A year later I read Please Ignore Vera Dietz (Jh KIN), the story of Vera, a senior who works 40 hours a week delivering pizzas on top of her school work, while dealing—or not dealing—with the death of her best friend Charlie and nursing a low-key drinking problem. She knows more about Charlie's death than she's telling and seeing his ghost everywhere and probably going to end up as pathetic as both of her parents. Her story is deeply compelling and so funny you will laugh out loud. 

And then there is Ask the Passengers (Jh KIN) about Astrid, who's pretty sure she's gay, but not totally sure, and feeling pressure to figure life out from all sides. Her girlfriend doesn't get why she can't just come out. She can't tell her closeted best friend Christine, her strictly professional and cold-as-ice mother, her secretly stoned dad, or her sister who never talks to her. So she tells the passengers of airplanes flying overhead instead. And sometimes, they talk back.

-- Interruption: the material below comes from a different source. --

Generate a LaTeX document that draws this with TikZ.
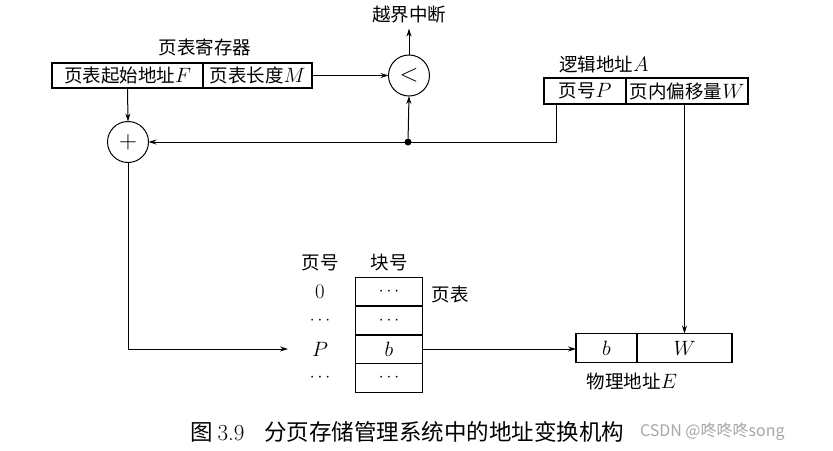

A.S. King has many more books, including Everyone Sees the Ants (Jh KIN), Still Life with Tornado (TN KIN), Glory O'Brien's History of the Future (TN KIN), I Crawl through It (TN KIN), and Me and Marvin Gardens (Jh KIN). King's books explore characters with real problems, hard problems that seem hopeless and each devestating in their own way. Their stories are not always for the faint of heart, but they are well worth wading through some rough situations. Her characters are broken and wonderful in a way that has you rooting for them from page one. She is one of the best coming-of-age authors I have ever read.